The Mobile Register reports that Ron Gouget, who formerly managed the oil spill cleanup department of the National Oceanic and Atmospheric Administration, as well as a similar unit for the state of Louisiana, is criticizing the Obama White House's failure to act according to existing government plans in the event of a spill in the area now being deluged with thousands of barrels of crude oil every day.
Gouget said when he was at NOAA, the agency created a plan that required burning off an oil spill in the region in its earliest stage, if the prevailing winds would not push the smoke and soot from the operation inland. The plan is still in effect, but was not activated last week by NOAA.
"They had pre-approval. The whole reason the plan was created was so we could pull the trigger right away instead of waiting ten days to get permission," Gouget told the Register. "If you read the pre-approval plan, it speaks about Grand Isle, where the spill is. When the wind is blowing offshore out of the north, you have preapproval to burn in that region. If the wind is coming onshore, like it is now, you can't burn at Grand Isle. They waited to do the test burn until the wind started coming onshore."
When the Register asked Gouget why federal officials waited for a week before conducting even a test burn, he said, "Good question. Maybe complacency was the biggest issue. They probably didn't have the materials on hand to conduct the burn, which is unconscionable."

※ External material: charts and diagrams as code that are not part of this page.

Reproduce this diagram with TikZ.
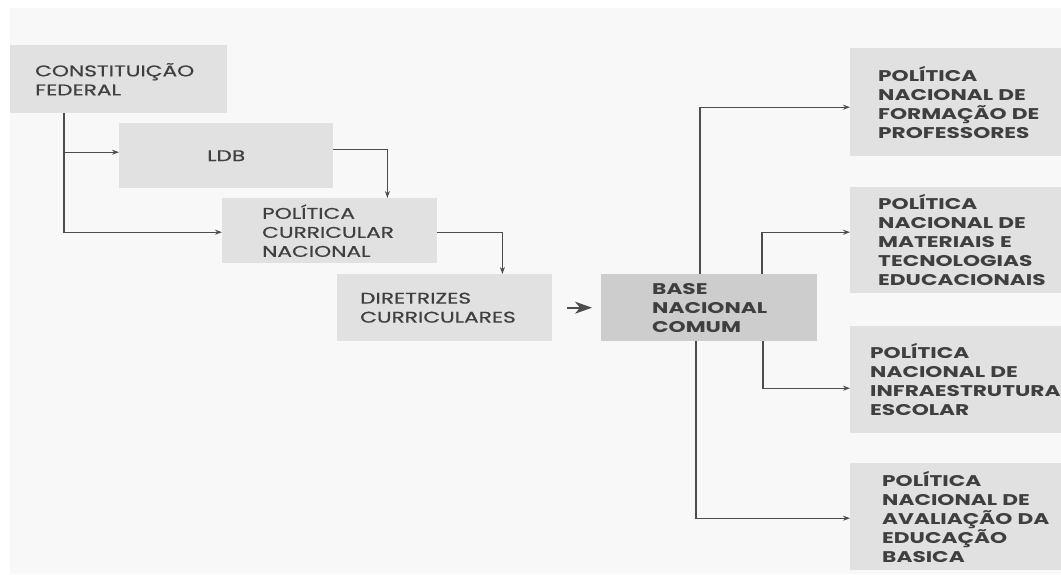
\documentclass[tikz,border=0pt]{standalone}
\usepackage{fontspec}
\setmainfont{Poppins}[FakeStretch=1.4]
\newfontfamily\medio{Poppins}[FakeStretch=1.4, FakeBold=0.6]
\usetikzlibrary{arrows.meta}
\definecolor{fundo}{HTML}{F8F8F8}
\definecolor{caixacinza}{HTML}{E1E1E1}
\definecolor{basecinza}{HTML}{CDCDCD}
\definecolor{textocinza}{HTML}{3F3F3F}
\definecolor{linhacinza}{HTML}{4D4D4D}
\tikzstyle{caixa} = [rectangle, anchor=north west, inner ysep=0pt, align=left, fill=caixacinza, text=textocinza, font=\fontsize{15.5}{19}\selectfont\medio]
\tikzstyle{politica} = [caixa, font=\fontsize{15.5}{19}\selectfont\bfseries, minimum height=107pt, inner xsep=28pt, text width=155pt]
\tikzstyle{seta} = [draw=linhacinza, line width=1.2pt, -{Stealth[length=7pt, width=5pt]}]

\begin{document}
\begin{tikzpicture}[x=1pt, y=-1pt]

\useasboundingbox (0,0) rectangle (1061,574);
\fill[fundo] (10,8) rectangle (1061,574);

\node at (10, 45) (cf) [caixa, minimum height=68pt, inner xsep=25pt, text width=167pt] {CONSTITUIÇÃO\\FEDERAL};
\node at (119, 123) (ldb) [caixa, minimum height=65pt, inner xsep=0pt, text width=214pt, align=center] {LDB};
\node at (222, 198) (pcn) [caixa, minimum height=65pt, inner xsep=40pt, text width=135pt] {POLÍTICA\\CURRICULAR\\NACIONAL};
\node at (337, 274) (dc) [caixa, minimum height=67pt, inner xsep=23pt, text width=169pt] {DIRETRIZES\\CURRICULARES};
\node at (601, 274) (bnc) [caixa, fill=basecinza, font=\fontsize{15.5}{19}\selectfont\bfseries, minimum height=67pt, inner xsep=51pt, text width=114pt] {BASE\\NACIONAL\\COMUM};

\node at (850, 48) (pf) [politica, minimum height=108pt] {POLÍTICA\\NACIONAL~DE\\FORMAÇÃO~DE\\PROFESSORES};
\node at (850, 187) (pm) [politica, minimum height=106pt] {POLÍTICA\\NACIONAL~DE\\MATERIAIS~E\\TECNOLOGIAS\\EDUCACIONAIS};
\node at (850, 326) (pi) [politica, inner xsep=20pt, text width=171pt] {POLÍTICA\\NACIONAL~DE\\INFRAESTRUTURA\\ESCOLAR};
\node at (850, 463) (pa) [politica, inner xsep=32pt, text width=147pt] {POLÍTICA\\NACIONAL~DE\\AVALIAÇÃO~DA\\EDUCAÇÃO\\BASICA};

\coordinate (cfdesce) at ([xshift=54pt]cf.south west);
\coordinate (ldbin) at ([yshift=3.5pt]ldb.west);

\draw [seta] (cfdesce) |- ([yshift=-1.5pt]pcn.west);
\draw [seta] (cfdesce |- ldbin) -- (ldbin);
\draw [seta] ([yshift=6.5pt]ldb.east) -| ([xshift=-50pt]pcn.north east);
\draw [seta] ([yshift=-1.5pt]pcn.east) -| ([xshift=-50pt]dc.north east);
\draw [draw=linhacinza, line width=1.6pt, -{Stealth[length=17pt, width=12pt, inset=5pt]}, shorten <=15pt, shorten >=9pt] (dc) -- (bnc);

\draw [seta] ([xshift=99pt]bnc.north west) |- ([yshift=-5pt]pf.west);
\draw [seta] ([xshift=161pt]bnc.north west) |- ([yshift=8pt]pm.west);
\draw [seta] ([xshift=162pt]bnc.south west) |- ([yshift=-8.5pt]pi.west);
\draw [seta] ([xshift=95pt]bnc.south west) |- ([yshift=-1.5pt]pa.west);

\end{tikzpicture}
\end{document}
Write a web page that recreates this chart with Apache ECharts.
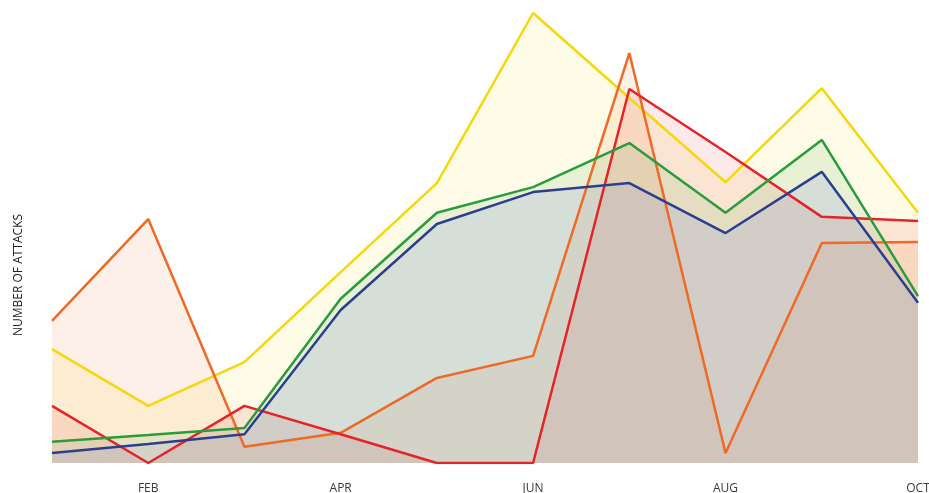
<!DOCTYPE html>
<html>
<head>
<meta charset="utf-8">
<title>Number of attacks</title>
<script src="https://cdn.jsdelivr.net/npm/echarts@6/dist/echarts.min.js"></script>
<style>
    html, body { margin: 0; padding: 0; background: #fff; }
    #chart { width: 929px; height: 493px; }
</style>
</head>
<body>
<div id="chart"></div>
<script>
var months = ['JAN', 'FEB', 'MAR', 'APR', 'MAY', 'JUN', 'JUL', 'AUG', 'SEP', 'OCT'];

// values (0..100 scale)
var yellowData = [25.3, 12.7, 22.4, 42.4, 62.2, 100, 81.1, 62.4, 83.3, 55.6];
var greenData = [4.7, 6.2, 7.8, 36.5, 55.6, 61.3, 71.1, 55.6, 71.8, 37.1];
var blueData = [2.2, 4.2, 6.4, 34.0, 53.1, 60.2, 62.2, 51.1, 64.7, 35.6];
var redData = [12.7, 0, 12.7, 6.4, 0, 0, 83.1, 69.1, 54.7, 53.8];
var orangeData = [31.6, 54.2, 3.6, 6.7, 18.9, 23.8, 91.1, 2.2, 48.9, 49.1];

var chart = echarts.init(document.getElementById('chart'));

function areaSeries(name, data, color, fill) {
    return {
        name: name,
        type: 'line',
        data: data,
        symbol: 'none',
        lineStyle: { color: color, width: 2.5 },
        itemStyle: { color: color },
        areaStyle: { color: fill, opacity: 1 }
    };
}

var option = {
    animation: false,
    grid: { left: 52, right: 11, top: 13, bottom: 30, outerBoundsMode: 'none' },
    xAxis: {
        type: 'category',
        boundaryGap: false,
        data: months,
        axisLine: { show: false },
        axisTick: { show: false },
        axisLabel: {
            interval: function (i) { return i % 2 === 1; },
            color: '#3a3a3a',
            fontFamily: 'Open Sans',
            fontSize: 12,
            margin: 20
        }
    },
    yAxis: {
        type: 'value',
        min: 0,
        max: 100,
        name: 'NUMBER OF ATTACKS',
        nameLocation: 'middle',
        nameRotate: 90,
        nameGap: 27,
        nameTextStyle: {
            color: '#222',
            fontFamily: 'Open Sans',
            fontSize: 12,
            padding: [0, 74, 0, 0]   // push the title a bit below the middle
        },
        axisLine: { show: false },
        axisTick: { show: false },
        axisLabel: { show: false },
        splitLine: { show: false }
    },
    series: [
        areaSeries('Yellow', yellowData, '#f6d70c', 'rgba(246,215,12,0.1)'),
        areaSeries('Orange', orangeData, '#ee6a26', 'rgba(238,106,38,0.1)'),
        areaSeries('Red', redData, '#e5242a', 'rgba(229,36,42,0.1)'),
        areaSeries('Green', greenData, '#2a9c3e', 'rgba(42,156,62,0.1)'),
        areaSeries('Blue', blueData, '#2c3f8f', 'rgba(100,120,230,0.15)')
    ]
};

chart.setOption(option);
</script>
</body>
</html>
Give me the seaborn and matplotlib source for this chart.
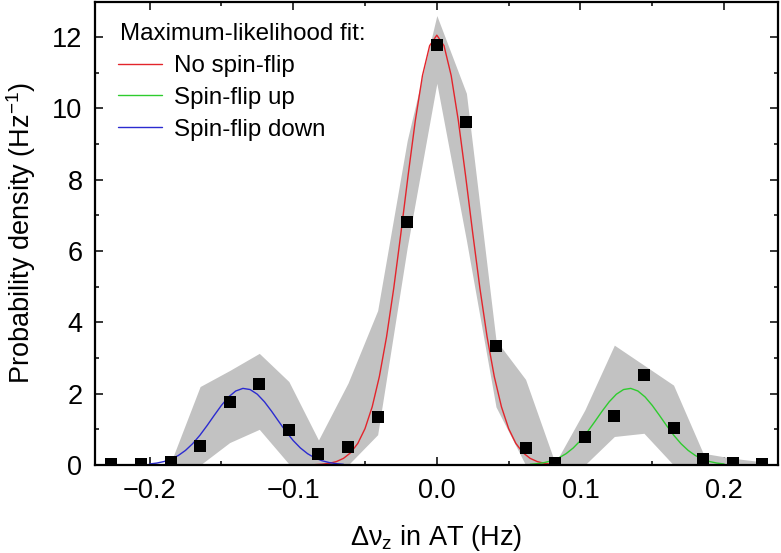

Gouget told the Registe that NOAA officials at the Unified Command Center in Louisiana know how to respond to spills, and know burning should have started as soon as possible after the initial release was detected. He also speculated that they may have been prevented from doing so by higher officials.
"It may have been a political issue. The burn would make a big big plume and lots of soot. Like Valdez, the decisions to get the resources mobilized may not have occurred until it was too late," Gouget told the Register. "This whole thing has been a daily strip tease. At first they thought it was just the diesel, then they said the well wasn't leaking. It's unfortunate they didn't get the burning going right away. They could have gotten 90 percent of the oil before it spread."
You can read the full Register story here.
Meanwhile, Doug Ross, who first directed my attention to the Register story, further points out that much of the White House response thus far seems calculated to make trial lawyers happy, not find a solution to the crisis:
"But the White House response has consisted of dispatching lawyers to New Orleans and shutting down other rigs that have nothing to do with the BP disaster. On April 30th - 10 days after the catastrophic explosion - the oil and gas news site RigZone reported that the White House had forbidden new drilling."
You can read the rest of Doug's post here.
And by the way, has nobody thought to ask the White House about the possibility of environmental terrorism being involved in this disaster? After all, the Environmental Liberation Front has been cited as a significant domestic terrorism threat by the FBI as recently as 2008.